**GIVEN MATERIAL**.

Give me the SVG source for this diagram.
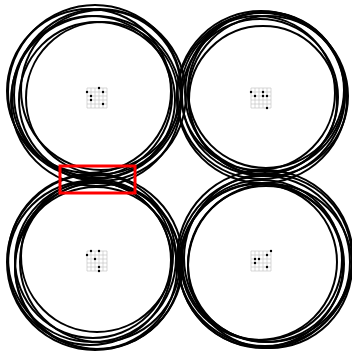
<svg xmlns="http://www.w3.org/2000/svg" width="352" height="351" viewBox="0 0 352 351">
<style>
.ring{fill:none;stroke:#000;stroke-width:2}
.grid{fill:none;stroke:#bdbdbd;stroke-width:0.6}
.dot{fill:#000}
.hl{fill:none;stroke:#f00;stroke-width:3}
</style>
<defs>
<g id="gridpat">
<path class="grid" d="M0 0H20M0 4H20M0 8H20M0 12H20M0 16H20M0 20H20M0 0V20M4 0V20M8 0V20M12 0V20M16 0V20M20 0V20"/>
</g>
</defs>
<rect width="352" height="351" fill="#fff"/>
<g id="cluster-tl">
<circle class="ring" cx="95" cy="92" r="87"/>
<circle class="ring" cx="100" cy="95" r="86"/>
<circle class="ring" cx="92" cy="96" r="80"/>
<circle class="ring" cx="101" cy="90" r="80"/>
<circle class="ring" cx="97" cy="100" r="78"/>
<circle class="ring" cx="89" cy="91" r="82"/>
<circle class="ring" cx="102" cy="98" r="76"/>
<circle class="ring" cx="96" cy="101" r="85"/>
<use href="#gridpat" x="87" y="88"/>
<circle class="dot" cx="87" cy="92" r="1.2"/>
<circle class="dot" cx="99" cy="88" r="1.2"/>
<circle class="dot" cx="103" cy="92" r="1.2"/>
<circle class="dot" cx="91" cy="96" r="1.2"/>
<circle class="dot" cx="91" cy="100" r="1.2"/>
<circle class="dot" cx="103" cy="104" r="1.2"/>
</g>
<g id="cluster-tr">
<circle class="ring" cx="261" cy="95" r="84"/>
<circle class="ring" cx="265" cy="92" r="80"/>
<circle class="ring" cx="260" cy="97" r="78"/>
<circle class="ring" cx="268" cy="96" r="80"/>
<circle class="ring" cx="263" cy="100" r="74"/>
<circle class="ring" cx="258" cy="93" r="77"/>
<circle class="ring" cx="266" cy="90" r="78"/>
<circle class="ring" cx="262" cy="98" r="85"/>
<use href="#gridpat" x="251" y="88"/>
<circle class="dot" cx="251" cy="92" r="1.2"/>
<circle class="dot" cx="255" cy="96" r="1.2"/>
<circle class="dot" cx="263" cy="92" r="1.2"/>
<circle class="dot" cx="263" cy="96" r="1.2"/>
<circle class="dot" cx="267" cy="96" r="1.2"/>
<circle class="dot" cx="267" cy="108" r="1.2"/>
</g>
<g id="cluster-bl">
<circle class="ring" cx="95" cy="262" r="88"/>
<circle class="ring" cx="92" cy="258" r="84"/>
<circle class="ring" cx="98" cy="266" r="83"/>
<circle class="ring" cx="93" cy="260" r="78"/>
<circle class="ring" cx="100" cy="262" r="80"/>
<circle class="ring" cx="96" cy="268" r="81"/>
<circle class="ring" cx="90" cy="263" r="82"/>
<circle class="ring" cx="97" cy="256" r="76"/>
<use href="#gridpat" x="87" y="251"/>
<circle class="dot" cx="91" cy="251" r="1.2"/>
<circle class="dot" cx="99" cy="251" r="1.2"/>
<circle class="dot" cx="87" cy="255" r="1.2"/>
<circle class="dot" cx="95" cy="259" r="1.2"/>
<circle class="dot" cx="99" cy="267" r="1.2"/>
<circle class="dot" cx="99" cy="271" r="1.2"/>
</g>
<g id="cluster-br">
<circle class="ring" cx="264" cy="262" r="86"/>
<circle class="ring" cx="268" cy="258" r="84"/>
<circle class="ring" cx="261" cy="265" r="82"/>
<circle class="ring" cx="266" cy="264" r="78"/>
<circle class="ring" cx="262" cy="260" r="80"/>
<circle class="ring" cx="270" cy="266" r="82"/>
<circle class="ring" cx="259" cy="262" r="78"/>
<circle class="ring" cx="265" cy="258" r="88"/>
<use href="#gridpat" x="251" y="251"/>
<circle class="dot" cx="271" cy="251" r="1.2"/>
<circle class="dot" cx="267" cy="255" r="1.2"/>
<circle class="dot" cx="255" cy="259" r="1.2"/>
<circle class="dot" cx="259" cy="259" r="1.2"/>
<circle class="dot" cx="255" cy="263" r="1.2"/>
<circle class="dot" cx="267" cy="267" r="1.2"/>
</g>
<g id="highlight">
<rect class="hl" x="60" y="166" width="75" height="27"/>
</g>
</svg>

**THE TASK**. Make an exact copy of all the material, but keep the pictures out of it.

**COMPLETE RESPONSE**.
Give me the SVG source for this diagram.
<svg xmlns="http://www.w3.org/2000/svg" width="352" height="351" viewBox="0 0 352 351">
<style>
.ring{fill:none;stroke:#000;stroke-width:2}
.grid{fill:none;stroke:#bdbdbd;stroke-width:0.6}
.dot{fill:#000}
.hl{fill:none;stroke:#f00;stroke-width:3}
</style>
<defs>
<g id="gridpat">
<path class="grid" d="M0 0H20M0 4H20M0 8H20M0 12H20M0 16H20M0 20H20M0 0V20M4 0V20M8 0V20M12 0V20M16 0V20M20 0V20"/>
</g>
</defs>
<rect width="352" height="351" fill="#fff"/>
<g id="cluster-tl">
<circle class="ring" cx="95" cy="92" r="87"/>
<circle class="ring" cx="100" cy="95" r="86"/>
<circle class="ring" cx="92" cy="96" r="80"/>
<circle class="ring" cx="101" cy="90" r="80"/>
<circle class="ring" cx="97" cy="100" r="78"/>
<circle class="ring" cx="89" cy="91" r="82"/>
<circle class="ring" cx="102" cy="98" r="76"/>
<circle class="ring" cx="96" cy="101" r="85"/>
<use href="#gridpat" x="87" y="88"/>
<circle class="dot" cx="87" cy="92" r="1.2"/>
<circle class="dot" cx="99" cy="88" r="1.2"/>
<circle class="dot" cx="103" cy="92" r="1.2"/>
<circle class="dot" cx="91" cy="96" r="1.2"/>
<circle class="dot" cx="91" cy="100" r="1.2"/>
<circle class="dot" cx="103" cy="104" r="1.2"/>
</g>
<g id="cluster-tr">
<circle class="ring" cx="261" cy="95" r="84"/>
<circle class="ring" cx="265" cy="92" r="80"/>
<circle class="ring" cx="260" cy="97" r="78"/>
<circle class="ring" cx="268" cy="96" r="80"/>
<circle class="ring" cx="263" cy="100" r="74"/>
<circle class="ring" cx="258" cy="93" r="77"/>
<circle class="ring" cx="266" cy="90" r="78"/>
<circle class="ring" cx="262" cy="98" r="85"/>
<use href="#gridpat" x="251" y="88"/>
<circle class="dot" cx="251" cy="92" r="1.2"/>
<circle class="dot" cx="255" cy="96" r="1.2"/>
<circle class="dot" cx="263" cy="92" r="1.2"/>
<circle class="dot" cx="263" cy="96" r="1.2"/>
<circle class="dot" cx="267" cy="96" r="1.2"/>
<circle class="dot" cx="267" cy="108" r="1.2"/>
</g>
<g id="cluster-bl">
<circle class="ring" cx="95" cy="262" r="88"/>
<circle class="ring" cx="92" cy="258" r="84"/>
<circle class="ring" cx="98" cy="266" r="83"/>
<circle class="ring" cx="93" cy="260" r="78"/>
<circle class="ring" cx="100" cy="262" r="80"/>
<circle class="ring" cx="96" cy="268" r="81"/>
<circle class="ring" cx="90" cy="263" r="82"/>
<circle class="ring" cx="97" cy="256" r="76"/>
<use href="#gridpat" x="87" y="251"/>
<circle class="dot" cx="91" cy="251" r="1.2"/>
<circle class="dot" cx="99" cy="251" r="1.2"/>
<circle class="dot" cx="87" cy="255" r="1.2"/>
<circle class="dot" cx="95" cy="259" r="1.2"/>
<circle class="dot" cx="99" cy="267" r="1.2"/>
<circle class="dot" cx="99" cy="271" r="1.2"/>
</g>
<g id="cluster-br">
<circle class="ring" cx="264" cy="262" r="86"/>
<circle class="ring" cx="268" cy="258" r="84"/>
<circle class="ring" cx="261" cy="265" r="82"/>
<circle class="ring" cx="266" cy="264" r="78"/>
<circle class="ring" cx="262" cy="260" r="80"/>
<circle class="ring" cx="270" cy="266" r="82"/>
<circle class="ring" cx="259" cy="262" r="78"/>
<circle class="ring" cx="265" cy="258" r="88"/>
<use href="#gridpat" x="251" y="251"/>
<circle class="dot" cx="271" cy="251" r="1.2"/>
<circle class="dot" cx="267" cy="255" r="1.2"/>
<circle class="dot" cx="255" cy="259" r="1.2"/>
<circle class="dot" cx="259" cy="259" r="1.2"/>
<circle class="dot" cx="255" cy="263" r="1.2"/>
<circle class="dot" cx="267" cy="267" r="1.2"/>
</g>
<g id="highlight">
<rect class="hl" x="60" y="166" width="75" height="27"/>
</g>
</svg>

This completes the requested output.